* begin *

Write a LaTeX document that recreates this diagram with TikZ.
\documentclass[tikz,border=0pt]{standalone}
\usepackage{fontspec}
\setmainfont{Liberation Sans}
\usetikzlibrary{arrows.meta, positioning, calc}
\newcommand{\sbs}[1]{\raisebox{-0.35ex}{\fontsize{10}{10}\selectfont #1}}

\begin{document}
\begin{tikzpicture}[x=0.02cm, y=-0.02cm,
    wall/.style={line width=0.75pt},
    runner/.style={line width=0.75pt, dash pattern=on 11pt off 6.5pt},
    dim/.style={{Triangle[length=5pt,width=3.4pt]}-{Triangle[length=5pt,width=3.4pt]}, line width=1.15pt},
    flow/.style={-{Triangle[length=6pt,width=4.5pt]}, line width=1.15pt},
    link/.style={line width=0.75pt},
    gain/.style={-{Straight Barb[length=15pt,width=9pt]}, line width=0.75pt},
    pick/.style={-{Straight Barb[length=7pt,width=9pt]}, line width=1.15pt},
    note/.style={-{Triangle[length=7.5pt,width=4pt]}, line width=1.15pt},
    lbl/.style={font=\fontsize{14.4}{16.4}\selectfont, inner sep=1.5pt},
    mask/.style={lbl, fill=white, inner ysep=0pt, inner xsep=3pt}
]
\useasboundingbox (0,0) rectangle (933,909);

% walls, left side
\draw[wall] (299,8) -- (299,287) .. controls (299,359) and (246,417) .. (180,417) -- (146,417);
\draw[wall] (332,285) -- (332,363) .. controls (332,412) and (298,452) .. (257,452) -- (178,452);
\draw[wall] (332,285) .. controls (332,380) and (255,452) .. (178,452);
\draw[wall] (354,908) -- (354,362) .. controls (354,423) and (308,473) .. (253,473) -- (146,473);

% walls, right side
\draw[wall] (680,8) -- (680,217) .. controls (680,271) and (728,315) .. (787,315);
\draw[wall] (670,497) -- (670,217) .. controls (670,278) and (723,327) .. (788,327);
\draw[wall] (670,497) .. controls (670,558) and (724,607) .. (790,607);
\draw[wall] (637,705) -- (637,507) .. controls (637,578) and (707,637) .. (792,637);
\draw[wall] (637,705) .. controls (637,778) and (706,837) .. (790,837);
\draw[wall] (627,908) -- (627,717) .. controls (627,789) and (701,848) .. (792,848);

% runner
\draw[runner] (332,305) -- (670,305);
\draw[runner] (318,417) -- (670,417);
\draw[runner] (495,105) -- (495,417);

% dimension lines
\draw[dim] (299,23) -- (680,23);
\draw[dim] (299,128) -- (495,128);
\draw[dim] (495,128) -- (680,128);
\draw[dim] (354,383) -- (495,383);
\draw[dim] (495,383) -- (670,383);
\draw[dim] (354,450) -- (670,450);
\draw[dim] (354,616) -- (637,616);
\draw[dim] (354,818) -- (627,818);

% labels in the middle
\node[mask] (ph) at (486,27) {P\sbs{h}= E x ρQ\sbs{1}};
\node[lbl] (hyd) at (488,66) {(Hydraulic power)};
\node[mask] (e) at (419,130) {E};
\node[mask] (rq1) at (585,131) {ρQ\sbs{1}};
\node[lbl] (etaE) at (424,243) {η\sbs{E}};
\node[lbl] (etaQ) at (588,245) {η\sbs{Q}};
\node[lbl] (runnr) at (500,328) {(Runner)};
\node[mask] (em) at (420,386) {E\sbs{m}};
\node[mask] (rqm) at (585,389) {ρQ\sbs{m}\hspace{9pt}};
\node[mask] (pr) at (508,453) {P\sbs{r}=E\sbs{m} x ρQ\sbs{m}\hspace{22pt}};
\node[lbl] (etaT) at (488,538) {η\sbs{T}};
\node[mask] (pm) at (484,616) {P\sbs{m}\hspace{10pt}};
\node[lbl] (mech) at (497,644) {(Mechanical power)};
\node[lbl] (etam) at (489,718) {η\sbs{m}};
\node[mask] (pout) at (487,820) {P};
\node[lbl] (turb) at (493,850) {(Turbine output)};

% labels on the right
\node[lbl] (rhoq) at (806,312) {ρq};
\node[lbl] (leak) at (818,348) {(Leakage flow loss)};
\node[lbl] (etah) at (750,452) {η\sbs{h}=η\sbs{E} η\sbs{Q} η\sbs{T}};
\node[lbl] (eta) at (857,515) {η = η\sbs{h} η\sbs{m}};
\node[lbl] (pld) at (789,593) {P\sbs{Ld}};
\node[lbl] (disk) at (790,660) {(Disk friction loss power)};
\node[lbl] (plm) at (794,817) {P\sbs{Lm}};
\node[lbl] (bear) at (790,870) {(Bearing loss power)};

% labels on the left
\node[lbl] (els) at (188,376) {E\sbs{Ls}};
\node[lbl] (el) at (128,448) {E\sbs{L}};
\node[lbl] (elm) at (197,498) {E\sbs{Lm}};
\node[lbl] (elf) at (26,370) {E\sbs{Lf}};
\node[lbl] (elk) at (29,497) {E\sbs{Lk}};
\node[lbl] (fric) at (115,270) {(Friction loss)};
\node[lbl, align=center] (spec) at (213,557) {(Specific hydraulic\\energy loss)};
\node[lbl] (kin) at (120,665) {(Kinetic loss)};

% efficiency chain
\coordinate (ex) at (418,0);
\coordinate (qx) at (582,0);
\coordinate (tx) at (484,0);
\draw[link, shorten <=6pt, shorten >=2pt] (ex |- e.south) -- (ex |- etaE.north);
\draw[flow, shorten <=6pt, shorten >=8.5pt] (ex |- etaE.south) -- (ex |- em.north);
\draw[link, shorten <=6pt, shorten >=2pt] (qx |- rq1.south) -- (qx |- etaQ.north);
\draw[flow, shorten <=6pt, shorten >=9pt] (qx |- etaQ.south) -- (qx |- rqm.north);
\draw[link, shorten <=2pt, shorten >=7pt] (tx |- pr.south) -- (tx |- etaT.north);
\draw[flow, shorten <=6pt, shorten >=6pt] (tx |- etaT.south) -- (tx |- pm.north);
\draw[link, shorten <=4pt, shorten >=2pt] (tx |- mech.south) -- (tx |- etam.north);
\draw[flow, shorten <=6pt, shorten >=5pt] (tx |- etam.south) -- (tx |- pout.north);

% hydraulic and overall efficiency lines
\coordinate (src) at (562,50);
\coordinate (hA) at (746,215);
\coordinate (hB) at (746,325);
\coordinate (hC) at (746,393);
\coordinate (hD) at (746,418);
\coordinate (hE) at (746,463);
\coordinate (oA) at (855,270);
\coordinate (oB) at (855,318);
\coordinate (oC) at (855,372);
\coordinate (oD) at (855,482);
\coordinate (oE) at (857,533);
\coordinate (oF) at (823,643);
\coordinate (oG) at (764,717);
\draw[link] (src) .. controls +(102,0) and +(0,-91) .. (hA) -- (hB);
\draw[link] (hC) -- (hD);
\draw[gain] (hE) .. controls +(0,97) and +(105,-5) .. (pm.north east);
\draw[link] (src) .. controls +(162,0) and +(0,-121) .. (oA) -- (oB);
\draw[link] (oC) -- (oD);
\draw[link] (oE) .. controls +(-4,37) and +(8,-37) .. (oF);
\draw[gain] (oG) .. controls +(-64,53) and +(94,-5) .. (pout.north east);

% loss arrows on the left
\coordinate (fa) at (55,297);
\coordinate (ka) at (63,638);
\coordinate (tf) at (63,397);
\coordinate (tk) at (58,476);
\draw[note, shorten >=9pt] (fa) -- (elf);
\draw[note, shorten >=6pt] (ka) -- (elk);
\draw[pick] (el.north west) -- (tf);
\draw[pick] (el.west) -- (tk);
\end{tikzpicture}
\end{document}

* end *

→ STATED EXERCISE: Without changing a word, restate the whole listing.

→ RESULT BELOW:
Write a LaTeX document that recreates this diagram with TikZ.
\documentclass[tikz,border=0pt]{standalone}
\usepackage{fontspec}
\setmainfont{Liberation Sans}
\usetikzlibrary{arrows.meta, positioning, calc}
\newcommand{\sbs}[1]{\raisebox{-0.35ex}{\fontsize{10}{10}\selectfont #1}}

\begin{document}
\begin{tikzpicture}[x=0.02cm, y=-0.02cm,
    wall/.style={line width=0.75pt},
    runner/.style={line width=0.75pt, dash pattern=on 11pt off 6.5pt},
    dim/.style={{Triangle[length=5pt,width=3.4pt]}-{Triangle[length=5pt,width=3.4pt]}, line width=1.15pt},
    flow/.style={-{Triangle[length=6pt,width=4.5pt]}, line width=1.15pt},
    link/.style={line width=0.75pt},
    gain/.style={-{Straight Barb[length=15pt,width=9pt]}, line width=0.75pt},
    pick/.style={-{Straight Barb[length=7pt,width=9pt]}, line width=1.15pt},
    note/.style={-{Triangle[length=7.5pt,width=4pt]}, line width=1.15pt},
    lbl/.style={font=\fontsize{14.4}{16.4}\selectfont, inner sep=1.5pt},
    mask/.style={lbl, fill=white, inner ysep=0pt, inner xsep=3pt}
]
\useasboundingbox (0,0) rectangle (933,909);

% walls, left side
\draw[wall] (299,8) -- (299,287) .. controls (299,359) and (246,417) .. (180,417) -- (146,417);
\draw[wall] (332,285) -- (332,363) .. controls (332,412) and (298,452) .. (257,452) -- (178,452);
\draw[wall] (332,285) .. controls (332,380) and (255,452) .. (178,452);
\draw[wall] (354,908) -- (354,362) .. controls (354,423) and (308,473) .. (253,473) -- (146,473);

% walls, right side
\draw[wall] (680,8) -- (680,217) .. controls (680,271) and (728,315) .. (787,315);
\draw[wall] (670,497) -- (670,217) .. controls (670,278) and (723,327) .. (788,327);
\draw[wall] (670,497) .. controls (670,558) and (724,607) .. (790,607);
\draw[wall] (637,705) -- (637,507) .. controls (637,578) and (707,637) .. (792,637);
\draw[wall] (637,705) .. controls (637,778) and (706,837) .. (790,837);
\draw[wall] (627,908) -- (627,717) .. controls (627,789) and (701,848) .. (792,848);

% runner
\draw[runner] (332,305) -- (670,305);
\draw[runner] (318,417) -- (670,417);
\draw[runner] (495,105) -- (495,417);

% dimension lines
\draw[dim] (299,23) -- (680,23);
\draw[dim] (299,128) -- (495,128);
\draw[dim] (495,128) -- (680,128);
\draw[dim] (354,383) -- (495,383);
\draw[dim] (495,383) -- (670,383);
\draw[dim] (354,450) -- (670,450);
\draw[dim] (354,616) -- (637,616);
\draw[dim] (354,818) -- (627,818);

% labels in the middle
\node[mask] (ph) at (486,27) {P\sbs{h}= E x ρQ\sbs{1}};
\node[lbl] (hyd) at (488,66) {(Hydraulic power)};
\node[mask] (e) at (419,130) {E};
\node[mask] (rq1) at (585,131) {ρQ\sbs{1}};
\node[lbl] (etaE) at (424,243) {η\sbs{E}};
\node[lbl] (etaQ) at (588,245) {η\sbs{Q}};
\node[lbl] (runnr) at (500,328) {(Runner)};
\node[mask] (em) at (420,386) {E\sbs{m}};
\node[mask] (rqm) at (585,389) {ρQ\sbs{m}\hspace{9pt}};
\node[mask] (pr) at (508,453) {P\sbs{r}=E\sbs{m} x ρQ\sbs{m}\hspace{22pt}};
\node[lbl] (etaT) at (488,538) {η\sbs{T}};
\node[mask] (pm) at (484,616) {P\sbs{m}\hspace{10pt}};
\node[lbl] (mech) at (497,644) {(Mechanical power)};
\node[lbl] (etam) at (489,718) {η\sbs{m}};
\node[mask] (pout) at (487,820) {P};
\node[lbl] (turb) at (493,850) {(Turbine output)};

% labels on the right
\node[lbl] (rhoq) at (806,312) {ρq};
\node[lbl] (leak) at (818,348) {(Leakage flow loss)};
\node[lbl] (etah) at (750,452) {η\sbs{h}=η\sbs{E} η\sbs{Q} η\sbs{T}};
\node[lbl] (eta) at (857,515) {η = η\sbs{h} η\sbs{m}};
\node[lbl] (pld) at (789,593) {P\sbs{Ld}};
\node[lbl] (disk) at (790,660) {(Disk friction loss power)};
\node[lbl] (plm) at (794,817) {P\sbs{Lm}};
\node[lbl] (bear) at (790,870) {(Bearing loss power)};

% labels on the left
\node[lbl] (els) at (188,376) {E\sbs{Ls}};
\node[lbl] (el) at (128,448) {E\sbs{L}};
\node[lbl] (elm) at (197,498) {E\sbs{Lm}};
\node[lbl] (elf) at (26,370) {E\sbs{Lf}};
\node[lbl] (elk) at (29,497) {E\sbs{Lk}};
\node[lbl] (fric) at (115,270) {(Friction loss)};
\node[lbl, align=center] (spec) at (213,557) {(Specific hydraulic\\energy loss)};
\node[lbl] (kin) at (120,665) {(Kinetic loss)};

% efficiency chain
\coordinate (ex) at (418,0);
\coordinate (qx) at (582,0);
\coordinate (tx) at (484,0);
\draw[link, shorten <=6pt, shorten >=2pt] (ex |- e.south) -- (ex |- etaE.north);
\draw[flow, shorten <=6pt, shorten >=8.5pt] (ex |- etaE.south) -- (ex |- em.north);
\draw[link, shorten <=6pt, shorten >=2pt] (qx |- rq1.south) -- (qx |- etaQ.north);
\draw[flow, shorten <=6pt, shorten >=9pt] (qx |- etaQ.south) -- (qx |- rqm.north);
\draw[link, shorten <=2pt, shorten >=7pt] (tx |- pr.south) -- (tx |- etaT.north);
\draw[flow, shorten <=6pt, shorten >=6pt] (tx |- etaT.south) -- (tx |- pm.north);
\draw[link, shorten <=4pt, shorten >=2pt] (tx |- mech.south) -- (tx |- etam.north);
\draw[flow, shorten <=6pt, shorten >=5pt] (tx |- etam.south) -- (tx |- pout.north);

% hydraulic and overall efficiency lines
\coordinate (src) at (562,50);
\coordinate (hA) at (746,215);
\coordinate (hB) at (746,325);
\coordinate (hC) at (746,393);
\coordinate (hD) at (746,418);
\coordinate (hE) at (746,463);
\coordinate (oA) at (855,270);
\coordinate (oB) at (855,318);
\coordinate (oC) at (855,372);
\coordinate (oD) at (855,482);
\coordinate (oE) at (857,533);
\coordinate (oF) at (823,643);
\coordinate (oG) at (764,717);
\draw[link] (src) .. controls +(102,0) and +(0,-91) .. (hA) -- (hB);
\draw[link] (hC) -- (hD);
\draw[gain] (hE) .. controls +(0,97) and +(105,-5) .. (pm.north east);
\draw[link] (src) .. controls +(162,0) and +(0,-121) .. (oA) -- (oB);
\draw[link] (oC) -- (oD);
\draw[link] (oE) .. controls +(-4,37) and +(8,-37) .. (oF);
\draw[gain] (oG) .. controls +(-64,53) and +(94,-5) .. (pout.north east);

% loss arrows on the left
\coordinate (fa) at (55,297);
\coordinate (ka) at (63,638);
\coordinate (tf) at (63,397);
\coordinate (tk) at (58,476);
\draw[note, shorten >=9pt] (fa) -- (elf);
\draw[note, shorten >=6pt] (ka) -- (elk);
\draw[pick] (el.north west) -- (tf);
\draw[pick] (el.west) -- (tk);
\end{tikzpicture}
\end{document}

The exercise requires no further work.